Why Running Away With the Circus Doesn't Always Change Your Life

Have you ever thought about running away with the circus? I have. In fact, my best friend and I, in our teens, almost walked into a circus and asked if we could join. Of course, running away with the circus doesn’t really work these days, though. It’s not like you can up and leave just like that without parental approval and work permits. It’s not 1890 anymore. There are rules and regulations.

Some people live so in accordance with the rules and regulations they’ve put down for their own lives that they forget to actually live -- they just walk within the confines of what they have been told to do. Others, like myself, are more prone to run away with the circus.

Those who never walk outside the confines of societal expectations often wake up one morning and ask themselves how they ended up where they are and why they aren’t happy? (Ever heard The Ballad of Lucy Jordan? Sort of like that.)

Those who ran away with the circus (possibly even many different circuses) wake up one morning and wonder why they’re running?

The truth is, we all have patterns. We all live within the confines of our mind.

My pattern is to run full speed in the direction of my dreams. I jump on the wagon for the circus and figure out how to work out the details after boarding the train. Usually my dreams are big, so the troubles after boarding the train are paramount. And there always seem to be multiple trains I want to be on at the same time.

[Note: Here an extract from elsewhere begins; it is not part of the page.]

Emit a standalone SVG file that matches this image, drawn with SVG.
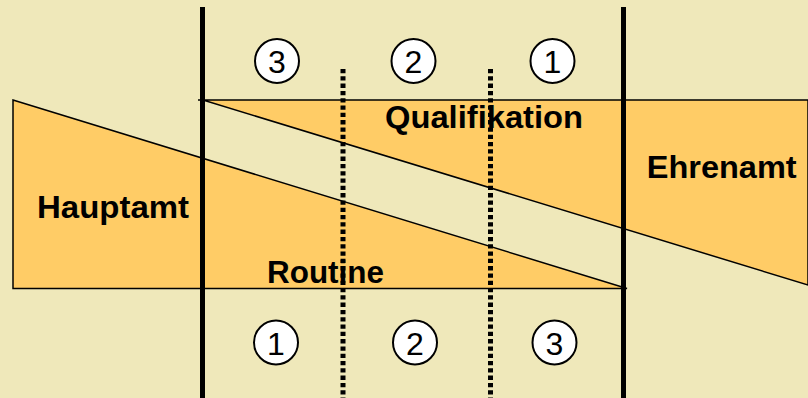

This year I’ve decided to take responsibility. It’s so easy to blame others and circumstance for where we are without even realizing. For three years I was furious with immigration and adoption laws in South Africa and my situation with work and financial resources as a result of it. I felt helpless. And angry. And sad. And frustrated. To get the visa I needed to get to adopt the kids I wanted to adopt I needed to raise R5 million for my business, all because supposedly Madonna took a kid out of Malawi which changed the adoption laws for foreigners in South Africa, meaning they now needed permanent residency to be allowed to adopt. How can loving children and working for a country not be enough to let you live there and raise the kids?

Besides, have you ever tried raising two kids from a township filled with issues, having a day job as a freelancer, launching a business and being involved with a not-for-profit at the same time? I was a walking wreck.

I had jumped on a wagon. Or quite a few actually. And I was furious as the end goals were so incredibly high up the mountain that no matter what I did, I didn’t seem to reach them. In fact, I seemed to have all sorts of obstacles thrown my way. Someone likened my life to Pandora’s box and it wasn’t far from it. But I kept fighting for those big goals and I kept running myself to the ground and being miserable as a result.

Then, end of last year, I made a decision. I made a decision to take responsibility. I can curse South African immigration and adoption laws to high heavens, or I can work with what I have. I was so set on one end destination that I didn’t make the most of my current situation. What can I do for the kids right now? What can I do for my work situation right now? What can I do for my business right now? Sure that end goal is great, but if I don’t have the resources to create it, where can I start right now?

I just heard three gun shots going off in the distance, presumably in the township. People choose their actions all the time thinking they have no choice. But we do. And the obvious choice isn’t always the right one.

So what can you do to create the life you love right now?